Order 6 on the enforcement of constitutional rights under s 57 of the Constitution re-affirms this view. Rule 3(b) and (e) provide as follows:
N2>“3. An application under Constitution Section 57 shall be instituted by an application to enforce constitutional rights and shall ...
(b) be entitled with the name of the court, person or law officer making the application; ...
(e) be signed by the person or law officer making the application....”
Again it will be noted that where the application is by a private individual through lawyers, then lawyers have been and are permitted by the same r 33 to sign on behalf of the applicants. The reference to the law officer is in relation to a special interest vested in that law office pursuant to the Constitution, s 57(2), in the protection and enforcement of the rights and freedoms referred to in Div 3 of the Constitution. Indeed, it is my experience and view that an application by a “law officer” on his own initiative, need not be signed by that law officer in person but may be signed by a delegate on his behalf but the application would still be in the name of that law officer.

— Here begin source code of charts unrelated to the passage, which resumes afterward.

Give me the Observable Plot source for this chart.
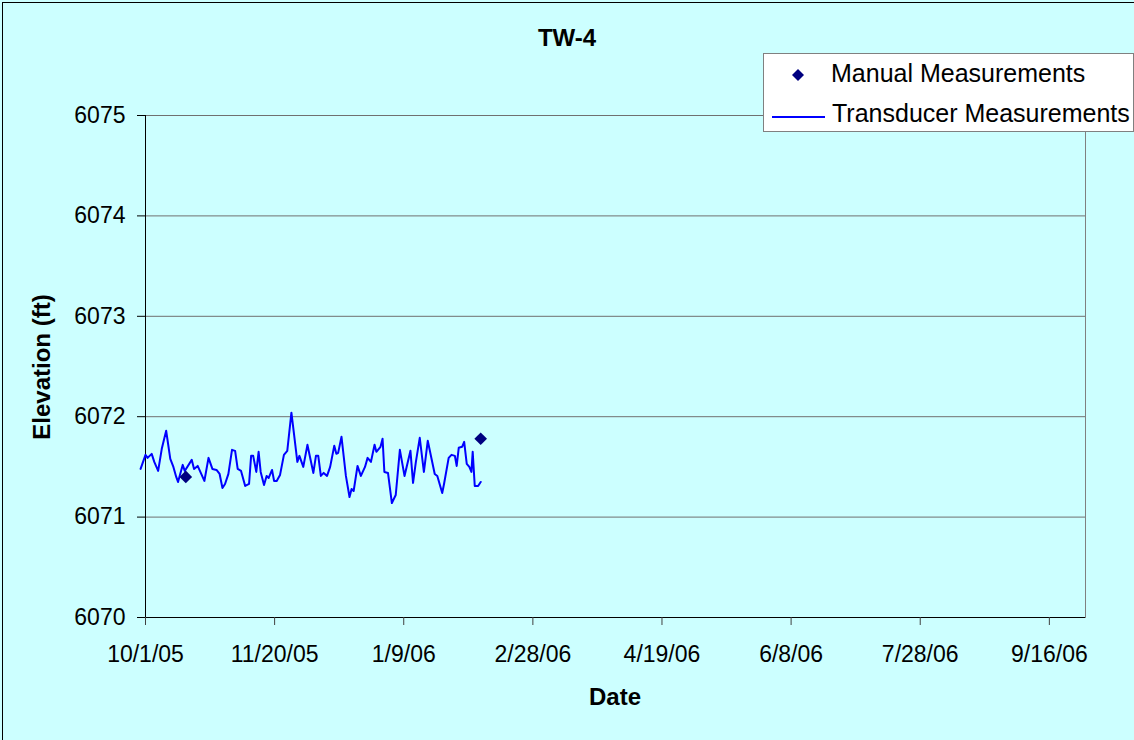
<!DOCTYPE html>
<html>
<head>
<meta charset="utf-8">
<script src="https://cdn.jsdelivr.net/npm/d3@7"></script>
<script src="https://cdn.jsdelivr.net/npm/@observablehq/plot@0.6"></script>
<style>
  html, body { margin: 0; padding: 0; background: #CCFFFF; }
  #wrap { position: relative; width: 1134px; height: 740px; overflow: hidden; background: #CCFFFF;
          font-family: "Liberation Sans", Arial, sans-serif; color: #000; }
  #border { position: absolute; left: 2px; top: 2px; width: 1140px; height: 745px; border: 1px solid #000; box-sizing: border-box; }
  .txt { position: absolute; line-height: 1; white-space: nowrap; }
  #title { left: 0; width: 1134px; top: 26px; text-align: center; font-weight: bold; font-size: 24px; }
  #xlab { left: 515px; width: 200px; top: 685px; text-align: center; font-weight: bold; font-size: 24px; }
  #ylab { left: 42px; top: 367px; font-weight: bold; font-size: 24px; transform: translate(-50%, -50%) rotate(-90deg); }
  #legend { position: absolute; left: 763px; top: 53px; width: 371px; height: 79px; background: #fff;
            border: 1px solid #808080; box-sizing: border-box; }
  #chart { position: absolute; left: 0; top: 0; }
</style>
</head>
<body>
<div id="wrap">
  <div id="chart"></div>
  <div id="border"></div>
  <div id="title" class="txt"></div>
  <div id="xlab" class="txt"></div>
  <div id="ylab" class="txt"></div>
  <div id="legend"></div>
</div>
<script>
// ---- data ----
const chartTitle = "TW-4";
const xAxisTitle = "Date";
const yAxisTitle = "Elevation (ft)";
const seriesNames = ["Manual Measurements", "Transducer Measurements"];

const originDate = "2005-10-01";   // day 0
const domainEnd = "2006-09-30";

// transducer record: day offsets from 10/1/05 and elevations (ft)
const transducerDays = [
  -1.9, 0, 0.8, 2.4, 3.4, 4.9, 6.3, 8.0, 9.6, 10.8,
  11.9, 12.6, 14.4, 15.2, 17.9, 18.8, 20.2, 22.8, 24.4, 25.9,
  27.5, 28.7, 29.8, 30.8, 32.1, 33.5, 34.7, 35.7, 37.0, 38.6,
  40.1, 40.9, 41.7, 42.9, 43.8, 44.6, 45.9, 46.9, 47.7, 49.0,
  49.8, 50.8, 52.1, 53.6, 54.9, 56.5, 57.5, 58.8, 59.6, 61.1,
  62.7, 65.0, 66.0, 66.9, 67.9, 69.0, 70.3, 71.5, 73.1, 73.9,
  74.6, 75.9, 77.6, 79.0, 79.8, 80.6, 82.1, 83.4, 85.0, 86.0,
  87.3, 88.7, 89.4, 91.0, 91.8, 92.5, 93.9, 95.4, 96.9, 98.5,
  100.3, 102.6, 103.6, 104.7, 106.2, 107.8, 109.3, 112.0, 113.0, 114.9,
  115.6, 117.4, 118.5, 119.8, 120.5, 121.3, 122.6, 123.4, 124.4, 125.4,
  126.2, 126.7, 127.5, 128.8, 129.8
];
const transducerElev = [
  6071.48, 6071.62, 6071.59, 6071.63, 6071.55, 6071.46, 6071.68, 6071.86, 6071.58, 6071.50,
  6071.40, 6071.35, 6071.52, 6071.46, 6071.57, 6071.48, 6071.51, 6071.36, 6071.59, 6071.48,
  6071.47, 6071.43, 6071.29, 6071.33, 6071.43, 6071.67, 6071.66, 6071.48, 6071.46, 6071.31,
  6071.33, 6071.61, 6071.61, 6071.45, 6071.65, 6071.45, 6071.32, 6071.41, 6071.39, 6071.47,
  6071.36, 6071.36, 6071.42, 6071.62, 6071.66, 6072.04, 6071.83, 6071.55, 6071.61, 6071.50,
  6071.72, 6071.44, 6071.61, 6071.61, 6071.41, 6071.44, 6071.41, 6071.50, 6071.71, 6071.63,
  6071.64, 6071.80, 6071.41, 6071.20, 6071.28, 6071.26, 6071.51, 6071.41, 6071.50, 6071.59,
  6071.55, 6071.72, 6071.65, 6071.70, 6071.78, 6071.45, 6071.44, 6071.14, 6071.22, 6071.67,
  6071.41, 6071.66, 6071.34, 6071.55, 6071.79, 6071.45, 6071.76, 6071.43, 6071.41, 6071.24,
  6071.33, 6071.59, 6071.62, 6071.61, 6071.51, 6071.69, 6071.70, 6071.75, 6071.53, 6071.50,
  6071.45, 6071.65, 6071.31, 6071.31, 6071.35
];

// manual measurements
const manualDays = [15.6, 129.8];
const manualElev = [6071.40, 6071.78];

// axes
const xTickDates = ["2005-10-01", "2005-11-20", "2006-01-09", "2006-02-28", "2006-04-19", "2006-06-08", "2006-07-28", "2006-09-16"];
const xTickLabels = ["10/1/05", "11/20/05", "1/9/06", "2/28/06", "4/19/06", "6/8/06", "7/28/06", "9/16/06"];
const yTicks = [6070, 6071, 6072, 6073, 6074, 6075];

// ---- build ----
const origin = new Date(originDate + "T00:00:00Z");
const toDate = d => new Date(origin.getTime() + d * 864e5);
const transducer = transducerDays.map((d, i) => ({date: toDate(d), elev: transducerElev[i]}));
const manual = manualDays.map((d, i) => ({date: toDate(d), elev: manualElev[i]}));
const tickDates = xTickDates.map(s => new Date(s + "T00:00:00Z"));
const labelByTime = new Map(tickDates.map((d, i) => [+d, xTickLabels[i]]));
const xStart = origin, xEnd = new Date(domainEnd + "T00:00:00Z");

const diamond = {
  draw(ctx, size) {
    const r = Math.sqrt(size) * 0.62625;
    ctx.moveTo(0, -r); ctx.lineTo(r, 0); ctx.lineTo(0, r); ctx.lineTo(-r, 0); ctx.closePath();
  }
};

const chart = Plot.plot({
  width: 1134,
  height: 740,
  marginLeft: 145,
  marginRight: 49,
  marginTop: 115,
  marginBottom: 123,
  style: {background: "transparent", fontFamily: "'Liberation Sans', Arial, sans-serif", fontSize: "23px", color: "#000", overflow: "visible"},
  x: {type: "utc", domain: [xStart, xEnd], axis: null},
  y: {domain: [6070, 6075], axis: null},
  marks: [
    Plot.frame({stroke: "#808080"}),
    Plot.ruleY(yTicks.slice(1), {stroke: "#707070", strokeWidth: 1}),
    Plot.ruleY([yTicks[0]], {stroke: "#000", strokeWidth: 1}),
    Plot.ruleX([xStart], {stroke: "#000", strokeWidth: 1}),
    Plot.axisY(yTicks, {tickSize: 8, tickPadding: 12, stroke: "#000", fill: "#000", label: null, fontSize: 23,
      tickFormat: d => String(d)}),
    Plot.axisX(tickDates, {tickSize: 8, tickPadding: 20, stroke: "#404040", fill: "#000", label: null, fontSize: 23,
      tickFormat: d => labelByTime.get(+d)}),
    Plot.line(transducer, {x: "date", y: "elev", stroke: "#0000FF", strokeWidth: 2}),
    Plot.dot(manual, {x: "date", y: "elev", symbol: diamond, r: 5.7, fill: "#000080", stroke: "none"})
  ]
});
document.getElementById("chart").appendChild(chart);

document.getElementById("title").textContent = chartTitle;
document.getElementById("xlab").textContent = xAxisTitle;
document.getElementById("ylab").textContent = yAxisTitle;

// legend
const legend = document.getElementById("legend");
legend.innerHTML = `
  <svg width="40" height="20" style="position:absolute;left:14px;top:11px">
    <path d="M20,4 L26,10 L20,16 L14,10 Z" fill="#000080"/>
  </svg>
  <div class="txt" style="left:67px;top:7px;font-size:25px">${seriesNames[0]}</div>
  <svg width="60" height="10" style="position:absolute;left:8px;top:58px">
    <line x1="0" y1="5" x2="53" y2="5" stroke="#0000FF" stroke-width="2"/>
  </svg>
  <div class="txt" style="left:68px;top:47px;font-size:25px">${seriesNames[1]}</div>
`;
</script>
</body>
</html>
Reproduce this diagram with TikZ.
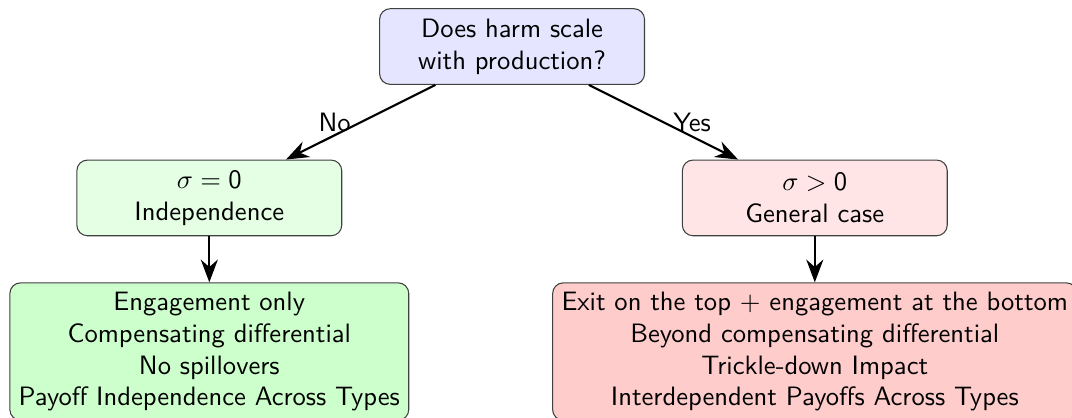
\documentclass[tikz,border=0pt]{standalone}
\usetikzlibrary{arrows.meta}
\begin{document}
\begin{tikzpicture}[
  font=\sffamily,
  box/.style={draw=black!75, rounded corners, align=center, minimum width=3.5cm, minimum height=1cm},
  arr/.style={thick, -{Stealth[length=3mm]}}
]
\useasboundingbox (-192.5pt,17.5pt) rectangle ++(403pt,-156.8pt);
\node[box, fill=blue!10] (q) at (0,0) {Does harm scale\\with production?};
\node[box, fill=green!10] (ind) at (-4,-2) {$\sigma = \mathsf{0}$\\Independence};
\node[box, fill=red!10] (gen) at (4,-2) {$\sigma > \mathsf{0}$\\General case};
\node[box, fill=green!20] (ind2) at (-4,-4.03) {Engagement only\\Compensating differential\\No spillovers\\Payoff Independence Across Types};
\node[box, fill=red!20] (gen2) at (4,-4.03) {Exit on the top $+$ engagement at the bottom\\Beyond compensating differential\\Trickle-down Impact\\Interdependent Payoffs Across Types};
\draw[arr] (q) -- node[midway, left] {No} (ind);
\draw[arr] (q) -- node[midway, right] {Yes} (gen);
\draw[arr] (ind) -- (ind2);
\draw[arr] (gen) -- (gen2);
\end{tikzpicture}
\end{document}
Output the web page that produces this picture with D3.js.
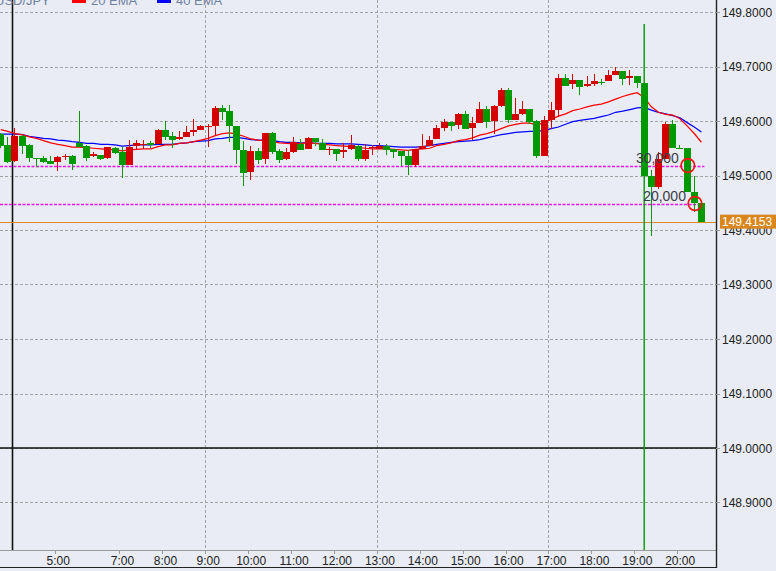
<!DOCTYPE html>
<html><head><meta charset="utf-8">
<script src="https://cdn.jsdelivr.net/npm/d3@7"></script>
<style>html,body{margin:0;padding:0;background:#E9ECF4;}svg{display:block;font-family:"Liberation Sans",Arial,sans-serif;}</style>
</head><body><div id="chart"></div>
<script>
// ---- data (10-minute USD/JPY candles, index 0..98) ----
const symbol = "USD/JPY";
const seriesNames = ["20 EMA", "40 EMA"];
const open = [149.576,149.556,149.526,149.573,149.556,149.533,149.532,149.526,149.524,149.534,
149.536,149.560,149.554,149.535,149.538,149.533,149.550,149.543,149.519,149.555,
149.556,149.559,149.557,149.584,149.573,149.567,149.570,149.579,149.583,149.589,
149.591,149.624,149.619,149.591,149.547,149.507,149.545,149.531,149.578,149.545,
149.531,149.544,149.557,149.549,149.569,149.559,149.548,149.548,149.543,149.548,
149.554,149.531,149.550,149.548,149.554,149.549,149.545,149.536,149.519,149.548,
149.554,149.567,149.587,149.598,149.593,149.613,149.588,149.597,149.622,149.600,
149.628,149.657,149.602,149.613,149.622,149.600,149.536,149.602,149.620,149.678,
149.667,149.675,149.664,149.668,149.671,149.674,149.684,149.692,149.679,149.683,
149.669,149.500,149.478,149.531,149.594,149.551,149.551,149.469,149.449];
const close = [149.555,149.524,149.573,149.555,149.532,149.532,149.524,149.522,149.534,149.535,
149.521,149.553,149.533,149.539,149.530,149.552,149.542,149.519,149.553,149.559,
149.557,149.556,149.584,149.571,149.565,149.570,149.579,149.583,149.590,149.590,
149.624,149.617,149.590,149.546,149.505,149.545,149.529,149.578,149.544,149.529,
149.544,149.561,149.547,149.569,149.561,149.546,149.549,149.540,149.547,149.556,
149.530,149.547,149.552,149.554,149.547,149.544,149.536,149.519,149.549,149.554,
149.566,149.587,149.599,149.591,149.613,149.585,149.596,149.622,149.598,149.628,
149.657,149.601,149.613,149.622,149.599,149.535,149.602,149.620,149.678,149.665,
149.675,149.663,149.668,149.673,149.670,149.684,149.692,149.677,149.683,149.669,
149.500,149.478,149.531,149.594,149.551,149.550,149.469,149.449,149.4153];
const high = [149.578,149.570,149.588,149.575,149.557,149.533,149.536,149.536,149.535,149.540,
149.537,149.619,149.556,149.543,149.538,149.553,149.552,149.553,149.565,149.565,
149.565,149.564,149.586,149.600,149.579,149.582,149.591,149.604,149.593,149.595,
149.627,149.630,149.630,149.591,149.563,149.554,149.550,149.578,149.579,149.549,
149.550,149.571,149.567,149.571,149.569,149.567,149.553,149.549,149.559,149.575,
149.556,149.558,149.556,149.559,149.558,149.549,149.545,149.546,149.549,149.576,
149.572,149.593,149.603,149.598,149.615,149.618,149.608,149.634,149.628,149.629,
149.661,149.661,149.642,149.637,149.622,149.602,149.609,149.634,149.686,149.687,
149.686,149.675,149.683,149.686,149.677,149.694,149.700,149.692,149.694,149.683,
149.669,149.510,149.544,149.599,149.602,149.556,149.551,149.500,149.449];
const low = [149.550,149.523,149.525,149.540,149.524,149.516,149.523,149.521,149.509,149.529,
149.511,149.552,149.527,149.534,149.529,149.530,149.540,149.495,149.519,149.549,
149.549,149.550,149.557,149.565,149.551,149.565,149.570,149.572,149.583,149.553,
149.575,149.601,149.562,149.521,149.480,149.492,149.521,149.521,149.539,149.523,
149.529,149.542,149.546,149.548,149.555,149.546,149.537,149.526,149.533,149.546,
149.527,149.527,149.538,149.548,149.538,149.533,149.517,149.501,149.516,149.548,
149.554,149.567,149.582,149.582,149.586,149.585,149.565,149.596,149.587,149.577,
149.626,149.597,149.601,149.611,149.595,149.533,149.535,149.585,149.608,149.665,
149.659,149.648,149.663,149.665,149.666,149.673,149.684,149.666,149.666,149.660,
149.495,149.389,149.476,149.531,149.551,149.550,149.469,149.433,149.4153];
const ema20 = [149.584,149.581,149.577,149.575,149.571,149.568,149.564,149.560,149.557,149.555,
149.552,149.552,149.551,149.550,149.549,149.548,149.547,149.545,149.547,149.548,
149.549,149.549,149.553,149.556,149.556,149.559,149.560,149.562,149.565,149.568,
149.573,149.577,149.578,149.576,149.572,149.567,149.565,149.564,149.562,149.560,
149.559,149.558,149.559,149.560,149.559,149.557,149.556,149.555,149.554,149.553,
149.551,149.550,149.549,149.549,149.549,149.548,149.547,149.546,149.548,149.549,
149.550,149.555,149.557,149.560,149.564,149.566,149.569,149.574,149.577,149.581,
149.586,149.591,149.594,149.596,149.596,149.593,149.597,149.603,149.609,149.613,
149.619,149.622,149.626,149.629,149.631,149.635,149.640,149.645,149.649,149.652,
149.643,149.626,149.616,149.612,149.611,149.604,149.591,149.577,149.561];
const ema40 = [149.576,149.576,149.576,149.575,149.572,149.570,149.568,149.567,149.565,149.564,
149.562,149.561,149.559,149.559,149.557,149.557,149.556,149.554,149.555,149.556,
149.556,149.556,149.557,149.557,149.557,149.559,149.560,149.562,149.563,149.564,
149.567,149.568,149.570,149.570,149.568,149.566,149.565,149.565,149.564,149.562,
149.561,149.561,149.560,149.560,149.559,149.559,149.559,149.558,149.558,149.558,
149.557,149.556,149.555,149.555,149.554,149.553,149.552,149.552,149.552,149.553,
149.555,149.557,149.559,149.561,149.562,149.563,149.564,149.566,149.569,149.572,
149.575,149.577,149.579,149.580,149.581,149.581,149.583,149.586,149.589,149.594,
149.599,149.601,149.603,149.605,149.608,149.611,149.616,149.618,149.621,149.624,
149.625,149.620,149.616,149.613,149.610,149.606,149.597,149.589,149.580];
const tickLabels = ["5:00","7:00","8:00","9:00","10:00","11:00","12:00","13:00","14:00","15:00","16:00","17:00","18:00","19:00","20:00"];
const tickIndex = [8,17,23,29,35,41,47,53,59,65,71,77,83,89,95];
const gridIndex = [29,53,77];
const separatorIndex = 2;
const eventIndex = 90;
const yTicks = [148.9,149.0,149.1,149.2,149.3,149.4,149.5,149.6,149.7,149.8];
const baseLine = 149.0;
const levelPrices = [149.5183, 149.4486];
const levelLabels = ["30,000", "20,000"];
const markerIndex = [96.1, 97.1];
const lastPrice = 149.4153;

// ---- layout ----
const W = 776, H = 571, plotR = 716, plotB = 550;
const svg = d3.select("#chart").append("svg").attr("width", W).attr("height", H);
svg.append("rect").attr("width", W).attr("height", H).attr("fill", "#E9ECF4");

const x = d3.scaleLinear().domain([0, 98]).range([0.7, 701.4]);
const y = d3.scaleLinear().domain([149.0, 149.8]).range([448, 12]);
const tx = i => x(i - 0.385);

svg.append("clipPath").attr("id", "clip").append("rect").attr("width", plotR).attr("height", plotB);
const g = svg.append("g").attr("clip-path", "url(#clip)");

// grid
g.selectAll(".hg").data(yTicks).join("line")
  .attr("x1", 0).attr("x2", plotR)
  .attr("y1", d => Math.round(y(d)) + 0.5).attr("y2", d => Math.round(y(d)) + 0.5)
  .attr("stroke", "#a2a2a2").attr("stroke-dasharray", "3,2").attr("stroke-width", 1);
g.selectAll(".vg").data(gridIndex).join("line")
  .attr("x1", d => Math.round(tx(d)) + 0.5).attr("x2", d => Math.round(tx(d)) + 0.5)
  .attr("y1", 0).attr("y2", plotB)
  .attr("stroke", "#a2a2a2").attr("stroke-dasharray", "3,2").attr("stroke-width", 1);

// day separator & base line
g.append("line").attr("x1", Math.round(tx(separatorIndex)) + 0.5).attr("x2", Math.round(tx(separatorIndex)) + 0.5)
  .attr("y1", 0).attr("y2", plotB).attr("stroke", "#111").attr("stroke-width", 1.6);
g.append("line").attr("x1", 0).attr("x2", plotR).attr("y1", Math.round(y(baseLine))).attr("y2", Math.round(y(baseLine)))
  .attr("stroke", "#111").attr("stroke-width", 1.6);

// level lines
g.selectAll(".lvl").data(levelPrices).join("line")
  .attr("x1", 0).attr("x2", x(98) + 3)
  .attr("y1", d => Math.round(y(d)) + 0.5).attr("y2", d => Math.round(y(d)) + 0.5)
  .attr("stroke", "#ee11ee").attr("stroke-width", 1.3).attr("stroke-dasharray", "3,1.5");

// last price line
g.append("line").attr("x1", 0).attr("x2", plotR).attr("y1", Math.round(y(lastPrice)) + 0.5).attr("y2", Math.round(y(lastPrice)) + 0.5)
  .attr("stroke", "#DA8A1E").attr("stroke-width", 1.2);

// EMA lines
const idx = d3.range(open.length);
const lineGen = arr => d3.line().x(i => x(i)).y(i => y(arr[i]))(idx);
g.append("path").attr("d", lineGen(ema40)).attr("fill", "none").attr("stroke", "#0000ff").attr("stroke-width", 1.25);
g.append("path").attr("d", lineGen(ema20)).attr("fill", "none").attr("stroke", "#ff0000").attr("stroke-width", 1.25);

// event line
g.append("line").attr("x1", x(eventIndex)).attr("x2", x(eventIndex)).attr("y1", 24).attr("y2", plotB)
  .attr("stroke", "#009a00").attr("stroke-width", 1.4);

// candles
const UP = "#d40000", DN = "#009a00";
const cg = g.append("g").attr("shape-rendering", "crispEdges");
idx.forEach(i => {
  const col = close[i] >= open[i] ? UP : DN;
  const bx = Math.round(x(i) - 3.5);
  cg.append("rect").attr("x", bx + 3).attr("width", 1)
    .attr("y", y(high[i])).attr("height", Math.max(1, y(low[i]) - y(high[i]))).attr("fill", col);
  const top = y(Math.max(open[i], close[i])), bot = y(Math.min(open[i], close[i]));
  cg.append("rect").attr("x", bx).attr("width", 7)
    .attr("y", top).attr("height", Math.max(1, bot - top)).attr("fill", col);
});

// markers & level labels
g.selectAll(".mk").data(markerIndex).join("circle")
  .attr("cx", d => x(d)).attr("cy", (d, i) => y(levelPrices[i])).attr("r", 6.8)
  .attr("fill", "none").attr("stroke", "#f01818").attr("stroke-width", 1.8);
g.selectAll(".lt").data(levelLabels).join("text")
  .attr("x", (d, i) => x(markerIndex[i]) - 9).attr("y", (d, i) => y(levelPrices[i]) - 2.5)
  .attr("text-anchor", "end").attr("font-size", 14).attr("fill", "#3c3c44").text(d => d);

// axes frame
svg.append("line").attr("x1", 0).attr("x2", plotR).attr("y1", plotB + 0.5).attr("y2", plotB + 0.5).attr("stroke", "#9a9a9a").attr("stroke-width", 1.2);
svg.append("line").attr("x1", 0).attr("x2", plotR).attr("y1", 567.5).attr("y2", 567.5).attr("stroke", "#222").attr("stroke-width", 1.2);
svg.append("line").attr("x1", plotR + 0.5).attr("x2", plotR + 0.5).attr("y1", 0).attr("y2", 568).attr("stroke", "#222").attr("stroke-width", 1.4);

// x axis ticks & labels
const xa = svg.append("g");
xa.selectAll("line").data(tickIndex).join("line")
  .attr("x1", d => Math.round(tx(d)) + 0.5).attr("x2", d => Math.round(tx(d)) + 0.5)
  .attr("y1", plotB).attr("y2", plotB + 4).attr("stroke", "#9a9a9a");
xa.selectAll("text").data(tickLabels).join("text")
  .attr("x", (d, i) => tx(tickIndex[i]) + 3).attr("y", 565)
  .attr("text-anchor", "middle").attr("font-size", 12).attr("fill", "#222").text(d => d);

// y axis labels
svg.selectAll(".yl").data(yTicks).join("text")
  .attr("x", 722).attr("y", d => y(d) + 4.5)
  .attr("font-size", 12).attr("fill", "#222").text(d => d.toFixed(4));
svg.selectAll(".yt").data(yTicks).join("line")
  .attr("x1", plotR).attr("x2", plotR + 4)
  .attr("y1", d => Math.round(y(d)) + 0.5).attr("y2", d => Math.round(y(d)) + 0.5).attr("stroke", "#9a9a9a");

// current price tag
const py = y(lastPrice);
svg.append("rect").attr("x", 720).attr("y", py - 7).attr("width", 56).attr("height", 14).attr("fill", "#D9861C");
svg.append("text").attr("x", 722).attr("y", py + 4.5).attr("font-size", 12).attr("fill", "#fff").text(lastPrice.toFixed(4));

// legend
const lg = svg.append("g").attr("font-size", 13).attr("fill", "#7182a0");
lg.append("text").attr("x", -5).attr("y", 5).text(symbol);
lg.append("rect").attr("x", 72).attr("y", -1).attr("width", 14).attr("height", 4).attr("fill", "#ff0000");
lg.append("text").attr("x", 91).attr("y", 5).text(seriesNames[0]);
lg.append("rect").attr("x", 157).attr("y", -1).attr("width", 14).attr("height", 4).attr("fill", "#0000ff");
lg.append("text").attr("x", 176).attr("y", 5).text(seriesNames[1]);
</script></body></html>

These are constitutional applications of no less importance than Constitution, s 18 or s 19 references. I do agree that a Constitutional Reference is a unique right vested in a select class of persons and authorities. I do not consider, however, that that derogates from the legal convention that lawyers are presumed to be acting upon instructions and are therefore permitted to sign documents and appear in court on behalf of their clients. Action in that capacity is not questioned or challenged unless one has specific instructions asserting that such a lawyer has no such instructions or authority to so act. It is this legal convention that has been embodied in O 2, r 33 of the National Court Rules, except where “the context or subject matter otherwise indicates or requires”— r 33(2).
I agree that O 4 is enabled by Constitution, s 19(4), but with respect, I do not consider that the requirement that the reference “be signed by the person ... making the reference” attains a special fatal significance thereby. Indeed, as I have illustrated, similar requirements in O 5 and O 6 of the Rules are allowed to be complied with by lawyers, by virtue of O 2, r 1 of the Supreme Court Rules applying O 2, r 33 of the National Court Rules. The requirements in O 5 and O 6 are in substantially the same form and on the same plane as O 4, r 1(e).
For the foregoing reasons, I am of the opinion that O 2, r 33 of the National Court Rules, as adopted by O 2, r 1 of the Supreme Court Rules, applies to the whole of the Supreme Court Rules including O 4, r 1(e). I do not consider that the context or subject matter of O 4, r 1(e), indicates or requires that O 2, r 33(1) not apply. It is my view therefore that it is permissible for lawyers to sign the reference on behalf of the referring authority.
Reference struck out
Lawyers for the Central Provincial Government: Steeles.
Lawyers for the National Capital District Interim Commission: G Powell.